2020: Beto O’Rourke Officially Announces White House Run
14 March 2019, 17:12
“This is going to be a positive campaign that seeks to bring out the very best from every single one of us, that seeks to unite a very divided country,” O’Rourke added. “We saw the power of this in Texas.”
In a glowing Vanity Fair profile released Wednesday evening, the former Texas congressman made several hints that he would seek the highest office in the land.
“You can probably tell that I want to run,” he told the magazine. “I do. I think I’d be good at it.”
O’Rourke is scheduled to visit Iowa in the following days for campaign events.
“It’s telling that the Democrats’ biggest star is someone whose biggest accomplishment is losing,” Michael Ahrens, Republican National Committee spokesman, Thursday morning. “Beto O’Rourke failed to get anything done in Congress, and with extreme policies like government-run health care and tearing down border barriers, his 2020 bid won’t be successful either.”
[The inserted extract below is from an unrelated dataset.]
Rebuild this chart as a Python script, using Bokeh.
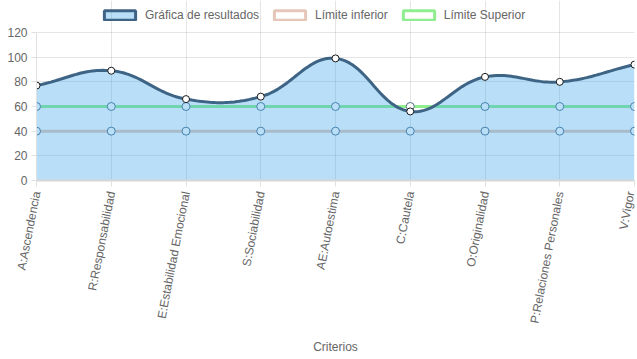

The former congressman rose to national prominence despite losing his bid to unseat incumbent Sen. Ted Cruz (R-TX) last November. O’Rourke said in recent days that he planned to make up his mind by the end of February about running for president. Speaking to reporters in his native El Paso this month, O’Rourke raised the possibility that he might run for Senate again in 2020, this time challenging incumbent Sen. John Cornyn (R-TX), or that he could possibly seek the 2020 Democrat vice presidential nomination — presumably by being another presidential candidate’s running mate.
However, advisers close to O’Rourke have said for months that they didn’t see another Senate run as a viable option, leaving the door open for a presidential bid.
Another contender expected to run is former Vice President Joe Biden, who recently said that his family supports him launching a White House bid and that he was “very close” to a decision.
While O’Rourke has continued to delay his decision, Democrat activists in states that hold early presidential voting contests, including Iowa, Nevada and South Carolina, have formed “Draft Beto” groups that have raised money and tried to line up would-be supporters.
In recent weeks, Draft Beto announced that it had created a “Beto Alert,” which will generate notifications by email and text message once O’Rourke makes his plans known, in order to “mobilize supporters right away.”
On immigration, O’Rourke has already positioned himself, in several respects, as the antithesis of President Trump, who made the issue the hallmark of both his 2016 campaign and his presidency.
In February, O’Rourke unveiled a 10-point plan which would grant citizenship for “Dreamers” and their parents, along with “millions more” who reside in the U.S. illegally. Brandon Rottinghaus, a political scientist at the University of Houston, told the Chronicle that O’Rourke’s proposal places him to the left of several Democrat presidential candidates “That is fairly to the left of where most of the people in the Democratic field are,” Rottinghaus noted.
The plan also makes it more difficult for people in the U.S. illegally to migrate back home. “Here’s why,” the Texas Democrat began, “as we made it harder for people to cross into the United States, we made it less likely that once here they would attempt to go back to their home country. Fearing an increasingly militarized border, circular patterns of migration became linear.”
Some Texas Republicans say O’Rourke’s proposal is a slap in the face to U.S. citizens and those who immigrated legally.
“He is now showing even more how out of touch he is and how little he cares for American citizens and those who have followed the law to seek to become citizens,” James Dickey, Texas Republican Party Chairman, said. “Creating a whole new class of citizens whose status is a direct reward for breaking the law is just his latest dangerous extremist position.”
O’Rourke addressed thousands at a baseball diamond February 11 across the street from President Trump’s rally, denouncing border walls as ineffective and racist — even though his city has had some form of barrier separating it from neighboring Ciudad Juarez, Mexico, for decades.
O’Rourke later suggested on MSNBC that he would tear down El Paso’s walls. However, he later backtracked by saying that he supports physical barriers along some parts of the U.S.-Mexico border, saying that his past sentiments applied only to El Paso and were part of a larger argument that border walls haven’t made the city safer.
“I think there is a role for physical barriers in some places,” O’Rourke said. “I’m just as concerned about border security and safety as anyone. I live here. I’m raising my kids a short walk from the U.S.-Mexico border. But we won’t achieve that safety and security through walls.”
He said he’d work with landowners and local leaders in border communities and others who “actually live there” to determine where walls might work.